I think it'd be a good idea to add the edge-case to the examples, for instance:

<xsl:value-of separator="|">
    <xsl:sequence select="foo/bar/normalize-space()" />
    <xsl:on-empty>No bars found!</xsl:on-empty>
</xsl:value-of>

with the following input:

<foo>
  <bar> </bar>
  <bar></bar>
  <bar>   </bar>
</foo>

this would create "||" without xsl:on-empty, and "No bars found!" with xsl:on-empty. That is a "surprise effect", as in that a not-empty result is "deemed empty" wrt our rules, which is why I suggest we include such, or a similar, example.

----------------------

On the new rules themselves: since they no longer rely on CCC or CSC rules, whether or not the include expansion of [xsl:]use-attribute-sets and literal or AVT attributes in LRE's should be mentioned. My take would be to:

1) let the result of use-attribute-sets be part of significant items
2) let literal and AVT's *not* be part of the significant items

The reason behind this is that use-attribute-sets requires extra processing and removal of duplicates, and they may have seqtors themselves (though in streaming they are required to be motionless).

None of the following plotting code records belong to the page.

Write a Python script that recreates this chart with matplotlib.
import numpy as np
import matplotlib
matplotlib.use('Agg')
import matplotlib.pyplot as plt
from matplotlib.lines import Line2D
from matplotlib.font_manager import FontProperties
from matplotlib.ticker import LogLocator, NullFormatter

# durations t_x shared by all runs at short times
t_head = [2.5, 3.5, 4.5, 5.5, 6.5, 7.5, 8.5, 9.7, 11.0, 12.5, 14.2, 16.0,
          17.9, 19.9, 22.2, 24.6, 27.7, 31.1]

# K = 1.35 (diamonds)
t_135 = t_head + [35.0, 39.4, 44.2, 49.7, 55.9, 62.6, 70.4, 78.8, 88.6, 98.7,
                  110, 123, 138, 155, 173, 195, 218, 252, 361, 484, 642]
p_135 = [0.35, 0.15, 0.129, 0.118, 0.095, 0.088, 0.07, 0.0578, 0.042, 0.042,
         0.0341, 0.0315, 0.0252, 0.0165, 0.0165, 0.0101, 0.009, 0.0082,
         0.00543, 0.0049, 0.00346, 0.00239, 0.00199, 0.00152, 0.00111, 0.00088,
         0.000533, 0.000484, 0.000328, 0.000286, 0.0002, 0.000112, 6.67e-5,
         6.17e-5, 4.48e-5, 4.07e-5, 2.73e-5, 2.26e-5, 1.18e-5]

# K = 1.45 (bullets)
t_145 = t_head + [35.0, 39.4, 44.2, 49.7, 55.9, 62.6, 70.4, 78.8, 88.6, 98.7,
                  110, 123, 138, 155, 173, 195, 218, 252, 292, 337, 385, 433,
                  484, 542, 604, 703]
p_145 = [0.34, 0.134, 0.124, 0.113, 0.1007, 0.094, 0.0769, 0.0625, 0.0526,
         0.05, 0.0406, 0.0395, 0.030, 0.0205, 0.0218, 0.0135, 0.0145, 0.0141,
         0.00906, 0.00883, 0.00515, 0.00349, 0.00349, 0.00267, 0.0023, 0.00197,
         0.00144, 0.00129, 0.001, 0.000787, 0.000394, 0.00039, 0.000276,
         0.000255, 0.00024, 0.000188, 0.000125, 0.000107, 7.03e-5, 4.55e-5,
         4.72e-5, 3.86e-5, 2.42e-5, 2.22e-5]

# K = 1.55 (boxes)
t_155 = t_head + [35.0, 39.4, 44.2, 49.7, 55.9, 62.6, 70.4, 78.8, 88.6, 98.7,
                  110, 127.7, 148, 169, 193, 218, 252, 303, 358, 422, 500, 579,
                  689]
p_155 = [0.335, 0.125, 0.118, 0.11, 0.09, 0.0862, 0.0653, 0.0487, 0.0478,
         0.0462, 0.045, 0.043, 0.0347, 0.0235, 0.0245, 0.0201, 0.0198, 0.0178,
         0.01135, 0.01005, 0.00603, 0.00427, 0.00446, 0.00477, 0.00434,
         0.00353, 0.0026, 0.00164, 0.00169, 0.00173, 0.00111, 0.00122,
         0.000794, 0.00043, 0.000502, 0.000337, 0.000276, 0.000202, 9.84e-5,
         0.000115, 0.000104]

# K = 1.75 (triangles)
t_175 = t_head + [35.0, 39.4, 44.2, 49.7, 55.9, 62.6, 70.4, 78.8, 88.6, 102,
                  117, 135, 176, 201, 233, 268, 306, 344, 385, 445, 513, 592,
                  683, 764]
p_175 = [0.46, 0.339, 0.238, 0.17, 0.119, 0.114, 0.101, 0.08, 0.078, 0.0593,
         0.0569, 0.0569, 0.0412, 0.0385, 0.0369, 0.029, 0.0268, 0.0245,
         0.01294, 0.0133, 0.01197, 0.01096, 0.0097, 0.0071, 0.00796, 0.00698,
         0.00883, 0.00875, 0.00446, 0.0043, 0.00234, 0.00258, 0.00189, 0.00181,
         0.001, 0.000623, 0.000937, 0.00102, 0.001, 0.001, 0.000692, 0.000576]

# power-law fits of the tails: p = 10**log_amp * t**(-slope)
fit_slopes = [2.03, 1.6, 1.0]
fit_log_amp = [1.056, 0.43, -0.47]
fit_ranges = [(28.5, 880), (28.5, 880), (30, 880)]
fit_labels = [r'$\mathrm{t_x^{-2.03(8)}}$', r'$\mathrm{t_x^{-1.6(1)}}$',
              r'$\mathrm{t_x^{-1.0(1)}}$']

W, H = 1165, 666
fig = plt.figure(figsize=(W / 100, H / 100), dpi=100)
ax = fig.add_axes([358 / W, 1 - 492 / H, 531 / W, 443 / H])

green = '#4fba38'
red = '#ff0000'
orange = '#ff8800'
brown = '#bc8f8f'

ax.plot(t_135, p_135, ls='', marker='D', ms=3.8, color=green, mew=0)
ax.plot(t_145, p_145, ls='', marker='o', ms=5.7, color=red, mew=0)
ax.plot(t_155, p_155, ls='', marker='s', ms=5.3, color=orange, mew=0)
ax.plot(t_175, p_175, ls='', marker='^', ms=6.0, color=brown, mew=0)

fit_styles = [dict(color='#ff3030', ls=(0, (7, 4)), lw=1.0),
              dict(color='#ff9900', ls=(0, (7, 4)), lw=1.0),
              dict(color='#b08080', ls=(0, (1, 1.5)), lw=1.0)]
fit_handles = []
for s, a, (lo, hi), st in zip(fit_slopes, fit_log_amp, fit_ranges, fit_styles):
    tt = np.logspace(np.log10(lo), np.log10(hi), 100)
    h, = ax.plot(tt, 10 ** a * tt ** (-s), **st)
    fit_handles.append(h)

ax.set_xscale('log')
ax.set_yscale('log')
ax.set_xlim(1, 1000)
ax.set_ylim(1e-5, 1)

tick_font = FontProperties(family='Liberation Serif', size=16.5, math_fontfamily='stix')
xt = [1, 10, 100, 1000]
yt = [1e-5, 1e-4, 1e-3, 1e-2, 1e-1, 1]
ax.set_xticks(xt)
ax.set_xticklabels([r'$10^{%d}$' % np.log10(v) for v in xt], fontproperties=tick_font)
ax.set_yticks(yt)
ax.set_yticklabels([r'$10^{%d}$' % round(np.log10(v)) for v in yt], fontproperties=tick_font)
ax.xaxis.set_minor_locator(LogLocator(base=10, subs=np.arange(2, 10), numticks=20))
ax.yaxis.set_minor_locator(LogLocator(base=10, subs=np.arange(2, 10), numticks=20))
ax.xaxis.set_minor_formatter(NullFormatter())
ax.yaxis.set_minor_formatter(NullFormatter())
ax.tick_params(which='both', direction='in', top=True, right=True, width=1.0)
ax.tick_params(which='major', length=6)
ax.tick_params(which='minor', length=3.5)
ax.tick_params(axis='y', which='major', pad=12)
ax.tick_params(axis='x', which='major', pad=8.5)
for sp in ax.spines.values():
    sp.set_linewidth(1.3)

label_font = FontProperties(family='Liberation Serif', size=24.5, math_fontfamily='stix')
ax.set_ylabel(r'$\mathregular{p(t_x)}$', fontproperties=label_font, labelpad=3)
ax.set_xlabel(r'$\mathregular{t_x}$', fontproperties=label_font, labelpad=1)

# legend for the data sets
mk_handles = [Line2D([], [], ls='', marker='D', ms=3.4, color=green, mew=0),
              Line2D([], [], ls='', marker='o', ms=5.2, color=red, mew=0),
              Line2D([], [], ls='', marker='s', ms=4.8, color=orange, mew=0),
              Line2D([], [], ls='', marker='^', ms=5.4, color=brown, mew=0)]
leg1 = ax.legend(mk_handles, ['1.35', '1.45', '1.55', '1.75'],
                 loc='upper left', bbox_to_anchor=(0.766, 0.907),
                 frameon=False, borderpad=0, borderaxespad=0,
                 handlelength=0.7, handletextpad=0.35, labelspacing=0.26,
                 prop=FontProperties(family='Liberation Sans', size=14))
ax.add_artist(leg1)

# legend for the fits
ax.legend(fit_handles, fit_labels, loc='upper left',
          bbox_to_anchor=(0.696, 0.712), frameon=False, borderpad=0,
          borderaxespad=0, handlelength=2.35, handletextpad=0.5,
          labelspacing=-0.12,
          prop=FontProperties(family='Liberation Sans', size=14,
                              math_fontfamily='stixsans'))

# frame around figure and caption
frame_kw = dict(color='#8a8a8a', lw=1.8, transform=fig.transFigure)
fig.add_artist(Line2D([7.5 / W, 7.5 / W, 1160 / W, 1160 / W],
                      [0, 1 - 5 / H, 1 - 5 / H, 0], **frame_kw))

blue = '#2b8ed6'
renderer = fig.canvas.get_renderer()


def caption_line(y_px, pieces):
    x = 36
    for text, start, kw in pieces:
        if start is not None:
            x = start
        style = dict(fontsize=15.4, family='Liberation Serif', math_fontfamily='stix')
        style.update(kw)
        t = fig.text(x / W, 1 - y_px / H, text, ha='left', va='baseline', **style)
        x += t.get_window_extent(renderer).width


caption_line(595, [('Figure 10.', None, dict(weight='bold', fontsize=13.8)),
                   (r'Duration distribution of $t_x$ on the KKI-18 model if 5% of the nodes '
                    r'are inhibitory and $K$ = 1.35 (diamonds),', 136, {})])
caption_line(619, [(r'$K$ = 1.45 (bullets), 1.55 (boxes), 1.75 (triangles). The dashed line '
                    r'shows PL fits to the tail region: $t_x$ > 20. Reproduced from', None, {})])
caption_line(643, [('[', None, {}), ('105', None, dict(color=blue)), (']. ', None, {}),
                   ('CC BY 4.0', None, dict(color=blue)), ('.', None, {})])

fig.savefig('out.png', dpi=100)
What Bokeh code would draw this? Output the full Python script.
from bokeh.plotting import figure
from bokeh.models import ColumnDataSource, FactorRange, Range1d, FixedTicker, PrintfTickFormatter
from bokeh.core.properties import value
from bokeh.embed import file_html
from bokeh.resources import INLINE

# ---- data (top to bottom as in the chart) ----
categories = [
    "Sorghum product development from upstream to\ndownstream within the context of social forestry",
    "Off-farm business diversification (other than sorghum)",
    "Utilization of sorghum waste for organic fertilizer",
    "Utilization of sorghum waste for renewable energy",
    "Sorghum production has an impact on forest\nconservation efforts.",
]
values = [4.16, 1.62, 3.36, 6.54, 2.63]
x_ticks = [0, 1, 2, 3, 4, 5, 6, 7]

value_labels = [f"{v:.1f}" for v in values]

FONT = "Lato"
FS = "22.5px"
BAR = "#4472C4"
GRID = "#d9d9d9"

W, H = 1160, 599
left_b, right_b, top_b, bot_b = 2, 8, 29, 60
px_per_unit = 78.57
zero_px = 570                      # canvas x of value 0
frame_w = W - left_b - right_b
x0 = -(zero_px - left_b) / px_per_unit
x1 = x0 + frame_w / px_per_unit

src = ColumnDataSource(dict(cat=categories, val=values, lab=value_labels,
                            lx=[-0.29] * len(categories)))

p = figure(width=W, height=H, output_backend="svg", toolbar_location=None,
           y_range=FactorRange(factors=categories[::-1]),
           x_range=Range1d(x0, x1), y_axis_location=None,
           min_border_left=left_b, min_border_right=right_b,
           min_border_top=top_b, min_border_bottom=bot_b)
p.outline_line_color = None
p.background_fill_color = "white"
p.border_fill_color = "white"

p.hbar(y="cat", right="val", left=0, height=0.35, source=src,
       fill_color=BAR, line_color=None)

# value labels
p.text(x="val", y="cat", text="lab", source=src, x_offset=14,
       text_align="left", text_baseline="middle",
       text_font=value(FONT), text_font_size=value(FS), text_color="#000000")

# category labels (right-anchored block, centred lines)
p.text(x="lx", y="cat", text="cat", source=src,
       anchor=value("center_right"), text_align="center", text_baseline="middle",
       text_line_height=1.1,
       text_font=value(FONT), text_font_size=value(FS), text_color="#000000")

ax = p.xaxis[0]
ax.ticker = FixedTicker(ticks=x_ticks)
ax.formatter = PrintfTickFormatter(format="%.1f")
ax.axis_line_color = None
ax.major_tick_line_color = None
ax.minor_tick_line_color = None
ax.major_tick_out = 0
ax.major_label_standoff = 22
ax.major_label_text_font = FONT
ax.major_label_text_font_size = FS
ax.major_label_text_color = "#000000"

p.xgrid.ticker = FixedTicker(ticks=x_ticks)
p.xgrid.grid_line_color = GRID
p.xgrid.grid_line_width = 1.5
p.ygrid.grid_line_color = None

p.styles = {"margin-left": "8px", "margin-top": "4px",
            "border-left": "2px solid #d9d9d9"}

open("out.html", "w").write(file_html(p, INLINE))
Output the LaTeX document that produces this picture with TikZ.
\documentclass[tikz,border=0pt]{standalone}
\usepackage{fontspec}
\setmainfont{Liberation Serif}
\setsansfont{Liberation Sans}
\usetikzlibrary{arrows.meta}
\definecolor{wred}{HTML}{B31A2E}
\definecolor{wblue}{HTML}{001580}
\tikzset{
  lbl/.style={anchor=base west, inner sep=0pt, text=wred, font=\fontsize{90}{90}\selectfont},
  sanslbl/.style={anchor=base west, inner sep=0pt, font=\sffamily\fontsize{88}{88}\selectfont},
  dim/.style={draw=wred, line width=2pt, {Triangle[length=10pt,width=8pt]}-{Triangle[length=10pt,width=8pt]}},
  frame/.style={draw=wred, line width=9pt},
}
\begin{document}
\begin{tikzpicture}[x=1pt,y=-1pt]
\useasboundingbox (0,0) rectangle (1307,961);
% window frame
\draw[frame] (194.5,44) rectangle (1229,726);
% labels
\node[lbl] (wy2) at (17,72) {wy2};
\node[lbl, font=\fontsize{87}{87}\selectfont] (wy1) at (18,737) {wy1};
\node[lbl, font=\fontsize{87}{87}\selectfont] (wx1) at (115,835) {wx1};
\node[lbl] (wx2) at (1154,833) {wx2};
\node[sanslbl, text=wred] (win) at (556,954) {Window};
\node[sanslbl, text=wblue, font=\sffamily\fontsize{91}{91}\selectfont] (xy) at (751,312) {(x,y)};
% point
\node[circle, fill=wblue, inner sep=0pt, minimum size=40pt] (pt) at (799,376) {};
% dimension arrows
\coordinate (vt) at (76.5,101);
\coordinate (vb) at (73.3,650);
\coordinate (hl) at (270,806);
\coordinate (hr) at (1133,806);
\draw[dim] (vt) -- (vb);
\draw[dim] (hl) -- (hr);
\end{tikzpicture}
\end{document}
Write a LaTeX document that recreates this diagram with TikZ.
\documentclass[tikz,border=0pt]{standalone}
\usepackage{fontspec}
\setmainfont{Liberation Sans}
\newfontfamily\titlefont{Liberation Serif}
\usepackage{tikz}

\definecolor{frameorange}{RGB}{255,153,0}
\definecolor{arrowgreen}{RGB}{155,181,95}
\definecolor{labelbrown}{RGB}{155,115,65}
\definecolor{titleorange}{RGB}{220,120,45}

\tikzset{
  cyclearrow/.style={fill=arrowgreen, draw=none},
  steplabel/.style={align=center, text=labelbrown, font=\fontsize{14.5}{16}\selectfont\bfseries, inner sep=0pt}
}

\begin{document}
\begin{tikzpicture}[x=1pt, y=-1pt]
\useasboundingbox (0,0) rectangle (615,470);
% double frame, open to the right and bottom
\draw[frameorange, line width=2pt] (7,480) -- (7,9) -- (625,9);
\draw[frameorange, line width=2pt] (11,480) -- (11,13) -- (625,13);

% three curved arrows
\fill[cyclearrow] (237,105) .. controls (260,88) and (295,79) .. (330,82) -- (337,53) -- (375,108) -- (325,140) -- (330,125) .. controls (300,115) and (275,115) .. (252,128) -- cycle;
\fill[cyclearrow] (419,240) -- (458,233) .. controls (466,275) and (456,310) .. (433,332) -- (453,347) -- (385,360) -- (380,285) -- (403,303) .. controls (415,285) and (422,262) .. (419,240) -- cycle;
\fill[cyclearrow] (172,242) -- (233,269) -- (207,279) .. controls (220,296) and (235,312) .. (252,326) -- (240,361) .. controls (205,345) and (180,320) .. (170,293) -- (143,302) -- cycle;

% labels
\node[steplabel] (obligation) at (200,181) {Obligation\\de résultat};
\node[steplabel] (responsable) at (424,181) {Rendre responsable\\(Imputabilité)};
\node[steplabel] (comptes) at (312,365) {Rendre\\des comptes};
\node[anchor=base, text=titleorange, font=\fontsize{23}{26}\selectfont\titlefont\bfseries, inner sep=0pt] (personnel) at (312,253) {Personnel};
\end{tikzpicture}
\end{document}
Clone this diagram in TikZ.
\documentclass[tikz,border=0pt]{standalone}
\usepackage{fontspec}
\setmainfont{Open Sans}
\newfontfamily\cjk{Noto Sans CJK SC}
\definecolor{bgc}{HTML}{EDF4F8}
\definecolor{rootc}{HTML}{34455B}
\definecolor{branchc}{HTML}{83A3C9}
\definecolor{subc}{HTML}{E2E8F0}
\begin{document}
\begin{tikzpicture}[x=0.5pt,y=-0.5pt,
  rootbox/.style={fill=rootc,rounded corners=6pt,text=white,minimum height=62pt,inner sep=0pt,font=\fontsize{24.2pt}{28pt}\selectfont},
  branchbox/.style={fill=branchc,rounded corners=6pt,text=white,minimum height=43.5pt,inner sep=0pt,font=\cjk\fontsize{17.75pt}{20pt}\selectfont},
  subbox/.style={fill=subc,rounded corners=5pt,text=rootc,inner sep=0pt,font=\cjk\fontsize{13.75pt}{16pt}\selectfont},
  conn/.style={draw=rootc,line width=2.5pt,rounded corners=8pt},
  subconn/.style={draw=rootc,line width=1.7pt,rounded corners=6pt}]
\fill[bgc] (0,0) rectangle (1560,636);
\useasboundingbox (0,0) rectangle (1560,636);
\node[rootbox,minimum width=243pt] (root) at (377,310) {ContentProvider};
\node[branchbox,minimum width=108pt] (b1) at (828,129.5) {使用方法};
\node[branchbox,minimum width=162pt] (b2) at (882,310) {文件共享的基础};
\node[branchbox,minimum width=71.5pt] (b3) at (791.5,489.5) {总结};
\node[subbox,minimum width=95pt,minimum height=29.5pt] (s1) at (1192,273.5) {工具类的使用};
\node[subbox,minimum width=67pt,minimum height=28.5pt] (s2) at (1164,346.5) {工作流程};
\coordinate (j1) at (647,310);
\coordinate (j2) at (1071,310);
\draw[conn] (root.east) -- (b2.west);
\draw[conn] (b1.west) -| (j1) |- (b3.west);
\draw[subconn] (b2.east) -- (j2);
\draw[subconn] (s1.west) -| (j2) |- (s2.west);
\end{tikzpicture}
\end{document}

Literal attributes and AVT-attributes are not visually part of the sequence constructor and should therefore not be part of it.

I think we should mention something similar to <xsl:copy copy-namespaces="yes">, which I think should *not* be part of the significant items, only xsl:namespace should.

xsl:attribute instructions are already mentioned as being significant, I think that is a good thing.
Comment 7 Michael Kay 2016-03-31 15:32:24 UTC
The minutes from 10th March record:

Terminology: vacuous, negligible, ... Reluctantly settling on vacuous...

ACTION-2016-03-10-005: Mike Kay to introduce the term "vacuous" for empty in
xsl:on-empty.

I think that we decided to accept the proposal in comment 5 changing "insignificant" to "vacuous", but we should confirm this.
Comment 8 Michael Kay 2016-03-31 23:51:17 UTC
The proposal was accepted and has been applied.